Эра встала, прошлась по комнате, остановилась перед Гришей:
— Ты проберешься задами до речки — это близко и сплошной ивняк — не заметят. Затем спустишься по течению к роще, переправишься на противоположный берег…
— Дальше известно. — Он начал одеваться. — Собак у них нет?
— Каких собак? — недоуменно вскинула брови Эра.
— Овчарок там, ищеек?
— Не-ет. А впрочем, кто знает? — пожала плечами.
Форменная одежда была почти новой, но пованивала дезинфекцией. От сознания, что ее сняли с трупа, мутило. Эра заметила это.
— Я выстирала и выгладила, но мыла нет.
Она присела на табуретку и не сводила с него глаз. Руки безвольно лежали на коленях, спина ссутулилась.
— Готов, — он затянул ремень. — Как?
— Ничего. Сапоги не жмут?
— Нормально.
— Пошарь под подушкой и возьми себе.
Гришка вытащил маленький, как игрушка, «зауэр» С перламутровыми щечками на рукоятке. Повертел, поднял на девушку взгляд.
— Откуда?
— Позаимствовала у раненого гауптмана. Бери, себе еще достану.
— Поосторожнее с этим, найдут — не поздоровится.
— Не найдут, не волнуйся. — Она расправила на коленях халат, вопросительно взглянула на Гришу — Фашисты бахвалятся, будто подошли к Москве. Представляешь?
— И ты веришь? — успокаивая, он погладил ее по голове.

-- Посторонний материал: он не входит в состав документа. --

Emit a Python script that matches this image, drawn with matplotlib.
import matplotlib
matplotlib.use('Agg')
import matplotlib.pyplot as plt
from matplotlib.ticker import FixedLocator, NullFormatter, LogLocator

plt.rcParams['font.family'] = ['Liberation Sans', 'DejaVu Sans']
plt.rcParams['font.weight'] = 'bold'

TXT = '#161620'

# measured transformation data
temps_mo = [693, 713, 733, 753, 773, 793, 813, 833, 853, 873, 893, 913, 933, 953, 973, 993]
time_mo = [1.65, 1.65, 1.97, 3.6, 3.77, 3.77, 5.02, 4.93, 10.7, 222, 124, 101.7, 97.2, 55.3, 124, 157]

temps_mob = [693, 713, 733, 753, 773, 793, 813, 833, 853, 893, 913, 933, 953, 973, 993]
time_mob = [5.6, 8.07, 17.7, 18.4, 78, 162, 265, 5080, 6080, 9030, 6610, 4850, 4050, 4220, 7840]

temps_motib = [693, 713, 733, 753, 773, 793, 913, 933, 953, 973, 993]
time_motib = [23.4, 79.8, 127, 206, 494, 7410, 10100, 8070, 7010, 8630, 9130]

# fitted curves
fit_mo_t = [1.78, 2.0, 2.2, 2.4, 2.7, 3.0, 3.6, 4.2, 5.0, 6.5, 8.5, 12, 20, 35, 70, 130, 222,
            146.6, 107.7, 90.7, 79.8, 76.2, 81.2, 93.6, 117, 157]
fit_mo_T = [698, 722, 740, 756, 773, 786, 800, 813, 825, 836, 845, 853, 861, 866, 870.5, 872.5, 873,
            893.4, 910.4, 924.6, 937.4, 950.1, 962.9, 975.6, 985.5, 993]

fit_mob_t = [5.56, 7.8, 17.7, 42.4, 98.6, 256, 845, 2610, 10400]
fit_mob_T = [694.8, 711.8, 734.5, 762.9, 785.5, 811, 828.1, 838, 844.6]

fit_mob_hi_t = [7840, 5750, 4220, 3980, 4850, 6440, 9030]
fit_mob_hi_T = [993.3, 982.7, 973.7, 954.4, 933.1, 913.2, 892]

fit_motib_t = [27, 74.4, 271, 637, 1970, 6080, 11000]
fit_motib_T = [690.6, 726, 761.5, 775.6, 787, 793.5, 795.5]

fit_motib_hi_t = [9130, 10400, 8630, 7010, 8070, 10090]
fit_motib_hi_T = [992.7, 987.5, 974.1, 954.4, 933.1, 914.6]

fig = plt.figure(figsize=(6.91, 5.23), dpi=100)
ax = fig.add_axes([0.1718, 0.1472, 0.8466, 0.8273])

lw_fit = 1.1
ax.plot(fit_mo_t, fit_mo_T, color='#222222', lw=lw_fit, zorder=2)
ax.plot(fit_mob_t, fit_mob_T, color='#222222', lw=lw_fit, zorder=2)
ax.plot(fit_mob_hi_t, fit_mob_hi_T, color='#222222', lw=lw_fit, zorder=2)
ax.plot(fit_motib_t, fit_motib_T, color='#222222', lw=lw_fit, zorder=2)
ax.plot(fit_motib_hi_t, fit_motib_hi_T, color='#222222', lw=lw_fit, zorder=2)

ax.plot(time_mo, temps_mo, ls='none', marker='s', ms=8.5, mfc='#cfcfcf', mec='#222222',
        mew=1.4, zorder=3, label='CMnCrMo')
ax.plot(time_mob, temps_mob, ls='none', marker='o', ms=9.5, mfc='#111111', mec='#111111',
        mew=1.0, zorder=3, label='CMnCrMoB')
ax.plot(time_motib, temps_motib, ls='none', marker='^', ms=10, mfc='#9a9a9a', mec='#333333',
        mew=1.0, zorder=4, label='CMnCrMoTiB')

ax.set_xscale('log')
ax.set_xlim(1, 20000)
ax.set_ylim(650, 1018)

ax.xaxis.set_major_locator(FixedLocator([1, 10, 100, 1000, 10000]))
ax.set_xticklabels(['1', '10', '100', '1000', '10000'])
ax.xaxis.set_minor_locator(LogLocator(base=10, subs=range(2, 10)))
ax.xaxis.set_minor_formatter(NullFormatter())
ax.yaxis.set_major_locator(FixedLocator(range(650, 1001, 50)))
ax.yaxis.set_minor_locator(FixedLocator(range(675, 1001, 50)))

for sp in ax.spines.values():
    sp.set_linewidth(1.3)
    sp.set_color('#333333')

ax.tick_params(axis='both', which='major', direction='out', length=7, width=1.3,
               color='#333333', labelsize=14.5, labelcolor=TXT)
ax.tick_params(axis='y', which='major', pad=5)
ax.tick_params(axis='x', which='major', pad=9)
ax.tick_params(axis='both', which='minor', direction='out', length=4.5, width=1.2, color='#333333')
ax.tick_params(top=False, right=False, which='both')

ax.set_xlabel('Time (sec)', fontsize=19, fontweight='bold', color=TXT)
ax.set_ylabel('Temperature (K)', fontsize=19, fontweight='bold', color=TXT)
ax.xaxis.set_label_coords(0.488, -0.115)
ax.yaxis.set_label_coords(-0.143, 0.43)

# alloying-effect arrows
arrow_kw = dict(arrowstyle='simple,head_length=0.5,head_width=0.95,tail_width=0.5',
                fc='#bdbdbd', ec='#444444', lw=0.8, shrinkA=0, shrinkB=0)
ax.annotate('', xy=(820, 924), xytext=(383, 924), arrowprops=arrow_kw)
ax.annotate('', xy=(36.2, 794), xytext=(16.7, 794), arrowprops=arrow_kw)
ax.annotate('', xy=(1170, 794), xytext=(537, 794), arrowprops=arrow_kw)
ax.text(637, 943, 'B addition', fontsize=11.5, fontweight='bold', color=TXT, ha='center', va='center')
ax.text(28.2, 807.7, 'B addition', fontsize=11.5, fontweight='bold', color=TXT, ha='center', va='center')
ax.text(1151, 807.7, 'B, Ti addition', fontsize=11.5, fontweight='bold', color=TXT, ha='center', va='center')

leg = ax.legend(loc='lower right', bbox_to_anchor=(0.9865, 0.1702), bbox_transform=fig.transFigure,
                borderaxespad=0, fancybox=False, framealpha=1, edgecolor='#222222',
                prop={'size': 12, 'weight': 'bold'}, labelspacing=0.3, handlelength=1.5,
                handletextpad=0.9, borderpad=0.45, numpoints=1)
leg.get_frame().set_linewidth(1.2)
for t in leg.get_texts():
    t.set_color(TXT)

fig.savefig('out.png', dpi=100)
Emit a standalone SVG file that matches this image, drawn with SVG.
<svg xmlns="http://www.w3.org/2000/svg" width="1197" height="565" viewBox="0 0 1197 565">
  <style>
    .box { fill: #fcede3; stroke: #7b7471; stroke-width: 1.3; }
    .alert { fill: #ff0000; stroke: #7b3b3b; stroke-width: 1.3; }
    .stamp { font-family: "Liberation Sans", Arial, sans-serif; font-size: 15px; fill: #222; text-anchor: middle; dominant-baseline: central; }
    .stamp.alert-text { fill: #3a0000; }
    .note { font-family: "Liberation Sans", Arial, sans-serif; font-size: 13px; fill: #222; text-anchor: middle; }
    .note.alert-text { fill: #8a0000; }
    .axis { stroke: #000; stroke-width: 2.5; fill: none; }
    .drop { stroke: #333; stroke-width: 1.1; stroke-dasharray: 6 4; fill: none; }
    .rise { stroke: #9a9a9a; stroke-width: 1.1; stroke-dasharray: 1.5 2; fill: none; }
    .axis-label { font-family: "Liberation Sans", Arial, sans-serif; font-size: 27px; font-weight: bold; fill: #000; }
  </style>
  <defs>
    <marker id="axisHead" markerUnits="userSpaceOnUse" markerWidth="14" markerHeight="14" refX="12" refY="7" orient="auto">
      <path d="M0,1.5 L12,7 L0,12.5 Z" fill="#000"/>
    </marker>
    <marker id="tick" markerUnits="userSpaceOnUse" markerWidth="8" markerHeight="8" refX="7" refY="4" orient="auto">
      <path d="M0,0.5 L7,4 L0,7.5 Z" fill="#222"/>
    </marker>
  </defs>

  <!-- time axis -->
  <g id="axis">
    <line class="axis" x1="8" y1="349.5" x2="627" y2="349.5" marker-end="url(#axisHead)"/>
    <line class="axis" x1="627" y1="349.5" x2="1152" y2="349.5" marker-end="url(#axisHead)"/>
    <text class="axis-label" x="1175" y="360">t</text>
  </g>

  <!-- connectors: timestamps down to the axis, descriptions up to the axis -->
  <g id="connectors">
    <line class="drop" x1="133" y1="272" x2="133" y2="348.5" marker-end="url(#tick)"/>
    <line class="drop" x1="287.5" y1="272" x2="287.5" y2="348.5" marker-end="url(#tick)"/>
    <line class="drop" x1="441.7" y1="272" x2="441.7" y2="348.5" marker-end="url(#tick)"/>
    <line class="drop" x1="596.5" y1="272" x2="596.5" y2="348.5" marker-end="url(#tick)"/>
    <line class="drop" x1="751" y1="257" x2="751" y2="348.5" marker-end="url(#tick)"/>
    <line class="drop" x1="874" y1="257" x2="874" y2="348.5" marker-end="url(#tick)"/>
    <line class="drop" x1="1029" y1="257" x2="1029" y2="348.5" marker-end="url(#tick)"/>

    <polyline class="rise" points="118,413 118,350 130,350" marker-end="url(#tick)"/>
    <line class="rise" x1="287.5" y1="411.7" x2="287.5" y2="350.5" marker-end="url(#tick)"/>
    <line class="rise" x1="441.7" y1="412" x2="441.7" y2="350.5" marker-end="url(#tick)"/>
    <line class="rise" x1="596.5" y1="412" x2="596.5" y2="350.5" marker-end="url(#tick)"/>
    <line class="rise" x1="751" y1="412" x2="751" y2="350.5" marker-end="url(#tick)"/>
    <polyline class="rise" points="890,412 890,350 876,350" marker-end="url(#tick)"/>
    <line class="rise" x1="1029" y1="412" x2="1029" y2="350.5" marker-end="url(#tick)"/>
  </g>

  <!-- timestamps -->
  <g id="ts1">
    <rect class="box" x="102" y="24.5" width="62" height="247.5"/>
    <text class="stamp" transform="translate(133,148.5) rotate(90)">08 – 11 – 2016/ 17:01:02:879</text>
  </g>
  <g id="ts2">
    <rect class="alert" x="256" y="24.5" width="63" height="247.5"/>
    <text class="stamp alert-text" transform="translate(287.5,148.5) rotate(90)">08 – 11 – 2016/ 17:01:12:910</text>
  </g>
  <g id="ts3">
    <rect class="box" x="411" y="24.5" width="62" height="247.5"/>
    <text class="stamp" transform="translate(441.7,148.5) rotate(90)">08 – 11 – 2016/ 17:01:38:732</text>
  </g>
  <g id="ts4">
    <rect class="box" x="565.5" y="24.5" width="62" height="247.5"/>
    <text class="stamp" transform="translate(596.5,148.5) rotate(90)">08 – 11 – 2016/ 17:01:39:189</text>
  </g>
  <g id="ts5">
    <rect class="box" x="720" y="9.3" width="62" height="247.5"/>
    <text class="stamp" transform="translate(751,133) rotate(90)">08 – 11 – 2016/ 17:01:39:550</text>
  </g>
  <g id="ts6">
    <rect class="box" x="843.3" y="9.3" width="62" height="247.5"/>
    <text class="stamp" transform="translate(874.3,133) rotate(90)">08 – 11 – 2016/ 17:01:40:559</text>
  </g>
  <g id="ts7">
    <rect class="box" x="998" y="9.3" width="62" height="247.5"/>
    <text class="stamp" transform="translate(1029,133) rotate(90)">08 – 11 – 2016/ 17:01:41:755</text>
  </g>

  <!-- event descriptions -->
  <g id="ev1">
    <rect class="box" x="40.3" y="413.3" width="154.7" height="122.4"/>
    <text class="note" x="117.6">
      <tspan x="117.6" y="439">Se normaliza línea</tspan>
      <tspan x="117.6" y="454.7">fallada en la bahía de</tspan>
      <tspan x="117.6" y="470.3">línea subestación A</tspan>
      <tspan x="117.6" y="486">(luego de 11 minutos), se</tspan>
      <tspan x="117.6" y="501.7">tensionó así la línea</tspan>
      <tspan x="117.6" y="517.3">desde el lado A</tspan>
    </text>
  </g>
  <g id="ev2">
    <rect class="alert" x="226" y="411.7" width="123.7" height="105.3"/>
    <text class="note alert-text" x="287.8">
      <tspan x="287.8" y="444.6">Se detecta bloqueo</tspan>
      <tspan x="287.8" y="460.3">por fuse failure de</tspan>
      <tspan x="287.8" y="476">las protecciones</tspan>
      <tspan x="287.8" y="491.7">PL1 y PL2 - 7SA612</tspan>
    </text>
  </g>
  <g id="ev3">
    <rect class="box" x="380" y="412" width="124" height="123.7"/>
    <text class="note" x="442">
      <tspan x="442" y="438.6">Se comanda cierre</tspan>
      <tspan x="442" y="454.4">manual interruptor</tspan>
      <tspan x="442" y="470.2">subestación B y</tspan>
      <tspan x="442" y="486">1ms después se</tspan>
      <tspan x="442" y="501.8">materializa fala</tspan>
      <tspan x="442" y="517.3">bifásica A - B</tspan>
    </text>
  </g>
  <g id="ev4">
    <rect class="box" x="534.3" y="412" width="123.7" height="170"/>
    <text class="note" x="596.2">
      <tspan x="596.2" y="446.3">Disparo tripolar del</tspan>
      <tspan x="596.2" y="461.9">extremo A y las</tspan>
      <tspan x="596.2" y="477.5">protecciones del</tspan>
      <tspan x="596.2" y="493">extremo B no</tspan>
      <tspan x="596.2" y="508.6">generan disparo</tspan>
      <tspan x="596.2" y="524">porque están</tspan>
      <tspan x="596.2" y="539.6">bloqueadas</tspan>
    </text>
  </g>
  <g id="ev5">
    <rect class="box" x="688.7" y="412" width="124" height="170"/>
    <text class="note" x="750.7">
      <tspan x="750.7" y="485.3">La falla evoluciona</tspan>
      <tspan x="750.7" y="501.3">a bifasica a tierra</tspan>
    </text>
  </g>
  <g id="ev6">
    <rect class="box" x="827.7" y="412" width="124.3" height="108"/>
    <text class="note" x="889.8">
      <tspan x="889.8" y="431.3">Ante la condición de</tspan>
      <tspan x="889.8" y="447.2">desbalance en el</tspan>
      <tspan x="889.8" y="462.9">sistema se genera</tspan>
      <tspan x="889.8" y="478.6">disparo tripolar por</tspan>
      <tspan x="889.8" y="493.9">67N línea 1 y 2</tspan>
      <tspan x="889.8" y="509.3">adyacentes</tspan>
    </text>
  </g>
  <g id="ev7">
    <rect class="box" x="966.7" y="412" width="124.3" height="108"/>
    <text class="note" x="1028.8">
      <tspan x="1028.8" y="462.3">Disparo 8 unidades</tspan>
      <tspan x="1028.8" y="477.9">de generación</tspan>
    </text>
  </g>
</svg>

— Я им вообще не верю. Тревожно на сердце — эти варвары могут разрушить и сжечь Москву. Как хочется сейчас быть там!
— Никому мы ее не отдадим. И я убежден, еще приедем туда вместе. Маши-Даши где?
— Соседку попросила с ними посидеть, сказала, что срочно в госпиталь вызывают. — Она встала, прижалась к нему, потерлась щекой о его щеку — Береги себя.
— Ты береги, — он нежно поцеловал ее волосы. — Я вас разыщу. Обязательно, что бы не случилось. Постарайся отсюда никуда не уезжать. — В горле запершило, говорить больше Гриша не мог.
— Будь осторожен. Помни, буду ждать всегда.
Гриша шагнул к двери. Но тут же повернулся и вновь рванулся к девушке.
Эра отстраненно подняла руку, сказала глухо, отрешенно:
— Иди. Уходи же, наконец…
Глава 4
На Одинцова из-за будки выскочили два солдата. Короткой очередью младший лейтенант срезал обоих. Около локомотива с вагоном мельтешили и гомонили гитлеровцы. Одинцов послал и туда несколько пуль. Внизу оправа мелькнули три тени. «Ага, Карлов, Лунев и матросик оторвались. Порядок, командир покидает корабль последним. А где же Шкута?» И тут же увидел — минер лежал навзничь поперек рельсов. Кинулся к рыженькому, приподнял залитую кровью голову, затормошил. Мертв — пули пересекли шею.